INDUSTRY lures U.S. INVESTORS

THE FUTURE of Mozambique's economy? The country's Minister of Industry and Trade, Carlos Morgado, has no doubts: "It's going to be a success story." "We have implemented the reforms, they are working, and we are committed to them," he explains. The statistics back him up. Industrial production almost doubled in little over four years between 1995 and 1999, with an increase of 91.4%, impressive figures by anyone's standards.

The government's goals, according to Mr. Morgado, are to "add value to our production, add value to our raw materials, and create job opportunities." This entails "attracting and assisting" the foreign investors needed to maintain the current rate of expansion. In this endeavor Mozambique has an important factor in its favor: a preferential trade agreement with the United States, which guarantees four years of duty-free access to U.S. markets and which Mr. Morgado hopes to see extended after that period is up. Meanwhile, he says, "we will promote further investment from the U.S. to capitalize on the implementation of the bill." He adds that Mozambique "must bolster the creation of smart partnerships in order to gain access to this massive market."

The other side of the coin is that manufacturers setting up shop in Mozambique will also have access to the entire Southern African Development Community (SADC), a market of 220 million consumers in 14 countries. Mozambique expects to be in a position to begin implementing the SADC accords in the first quarter of 2001. As Mr. Morgado points out: "A larger market will be far more appealing to the investor. An American may not come for the Mozambican market alone, but a 220-million-strong market will lure him."

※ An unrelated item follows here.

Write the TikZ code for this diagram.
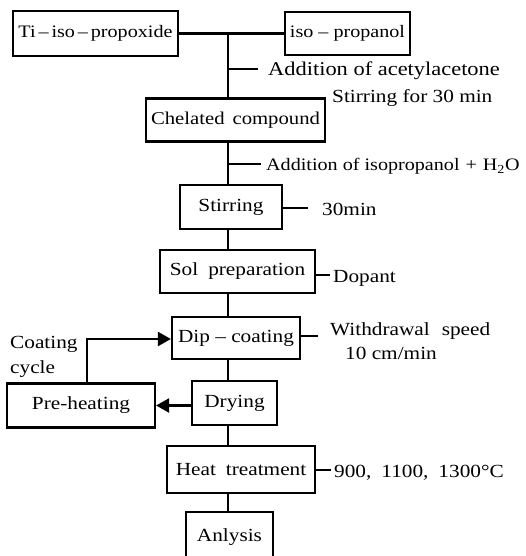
\documentclass[tikz,border=0pt]{standalone}
\usepackage{fontspec}
\setmainfont[FakeStretch=1.15]{Liberation Serif}
\usetikzlibrary{arrows.meta}
\begin{document}
\begin{tikzpicture}[x=1pt,y=-1pt,
  every node/.style={font=\fontsize{18.5}{21}\selectfont},
  ln/.style={line width=2.2pt},
  box/.style={draw, line width=2.2pt, inner sep=0pt},
  lab/.style={inner sep=0pt, anchor=base west, text height=15pt, text depth=1pt},
  arr/.style={ln, -{Triangle[length=13pt,width=14pt]}}]
\useasboundingbox (0,0) rectangle (525,556);
\clip (0,0) rectangle (525,556);
% boxes
\node[box, minimum width=165pt, minimum height=45pt, font=\fontsize{17.5}{20}\selectfont] (ti) at (95.5,33.5) {Ti\,–\,iso\,–\,propoxide};
\node[box, minimum width=125pt, minimum height=43pt, font=\fontsize{17.5}{20}\selectfont] (iso) at (347.5,33.5) {iso – propanol};
\node[box, minimum width=179pt, minimum height=43pt, font=\fontsize{18}{20}\selectfont] (chel) at (235.5,120) {Chelated\hspace{8pt}compound};
\node[box, minimum width=102pt, minimum height=44pt] (stir) at (231,207) {Stirring};
\node[box, minimum width=155pt, minimum height=43pt] (sol) at (237.5,271.5) {Sol\hspace{10pt}preparation};
\node[box, minimum width=128pt, minimum height=42pt] (dip) at (236,338) {Dip – coating};
\node[box, minimum width=85pt, minimum height=44pt] (dry) at (234.5,403) {Drying};
\node[box, minimum width=148pt, minimum height=44pt] (pre) at (81,405.5) {Pre-heating};
\node[box, minimum width=148pt, minimum height=47pt] (heat) at (241,469.5) {Heat\hspace{10pt}treatment};
\node[box, minimum width=87pt, minimum height=50pt] (anl) at (229.5,537) {Anlysis};
% labels (positions are baselines)
\node[lab, font=\fontsize{19.5}{22}\selectfont] (t1) at (268,76) {Addition of acetylacetone};
\node[lab] (t2) at (332,103) {Stirring for 30 min};
\node[lab, font=\fontsize{17.5}{21}\selectfont] (t3) at (266,171) {Addition of isopropanol\hspace{6pt}+\hspace{6pt}H\textsubscript{2}O};
\node[lab] (t4) at (322,215) {30min};
\node[lab] (t5) at (333,282) {Dopant};
\node[lab] (t6) at (330,335) {Withdrawal\hspace{12pt}speed};
\node[lab] (t7) at (345,359) {10 cm/min};
\node[lab] (t8) at (334,477) {900,\hspace{10pt}1100,\hspace{10pt}1300°C};
\node[lab] (t9) at (10,348) {Coating};
\node[lab] (t10) at (10,373) {cycle};
% connectors
\coordinate (sp) at (228,0);
\coordinate (j1) at (228,33.5);
\coordinate (w1) at (318,336);
\coordinate (cy) at (87,339);
\draw[ln] (ti) -- (iso);
\draw[ln] (j1) -- (j1 |- chel.north);
\draw[ln] (sp |- t1.west) -- ([xshift=-10pt]t1.west);
\draw[ln] (sp |- chel.south) -- (sp |- stir.north);
\draw[ln] (sp |- t3.west) -- ([xshift=-5pt]t3.west);
\draw[ln] (stir.east |- t4.west) -- ([xshift=-14pt]t4.west);
\draw[ln] (sp |- stir.south) -- (sp |- sol.north);
\draw[ln] (sol.east |- t5.west) -- ([xshift=-3pt]t5.west);
\draw[ln] (sp |- sol.south) -- (sp |- dip.north);
\draw[ln] (dip.east |- w1) -- (w1);
\draw[ln] (sp |- dip.south) -- (sp |- dry.north);
\draw[arr] (dry.west |- pre.east) -- (pre.east);
\draw[arr] (pre.north -| cy) |- (dip.west |- cy);
\draw[ln] (sp |- dry.south) -- (sp |- heat.north);
\draw[ln] (heat.east |- t8.west) -- ([xshift=-3pt]t8.west);
\draw[ln] (sp |- heat.south) -- (sp |- anl.north);
\end{tikzpicture}
\end{document}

Under the terms of the SADC trade protocols, the regional giant, South Africa, which accounts for 75% of the organization's GDP, will open its markets to its partners at a faster pace than they will have to open theirs. This means that the present trade imbalance between South Africa and Mozambique will shrink and that products from Mozambique will soon gain privileged access to the South African market. Meanwhile, Mozambique is banking on a few 'megaprojects' to demonstrate the country's potential and pave the way for further investment.

Foremost among these is the US$1.3 billion Mozal aluminum smelter, a project brought in six months ahead of schedule, saving around US$130 million for its investors. By early next year, it should be running at full capacity, producing 250,000 tons of aluminum per year, using 500,000 tons of alumina imported from Australia and 100,000 tons of coke from the U.S. Mozal is a joint venture whose partners are the Alusaf subsidiary of the U.K.-based Billington (47%), South Africa's Industrial Development Corporation (25%), Japan's Mitsubishi (24%) and the Mozambican government (4%).

The project was sited in Mozambique for sound business reasons, according to Mozal's chairman, Robert Barbour. "We built the smelter to make aluminum and to make a return, we are not champions of development in southern Africa, that's not our business," he says. Among the benefits of the plant's location, near Maputo, are suitable port facilities and access to the South African electrical grid through an agreement with the power utility Escom.

In addition, says Mr. Barbour, "when we started talking with the Mozambican government, we found a very willing partner which had a strategy to revitalize the economy, and part of that was at least one megaproject," he comments. The government had also created a duty-free zone which has turned out to be very successful.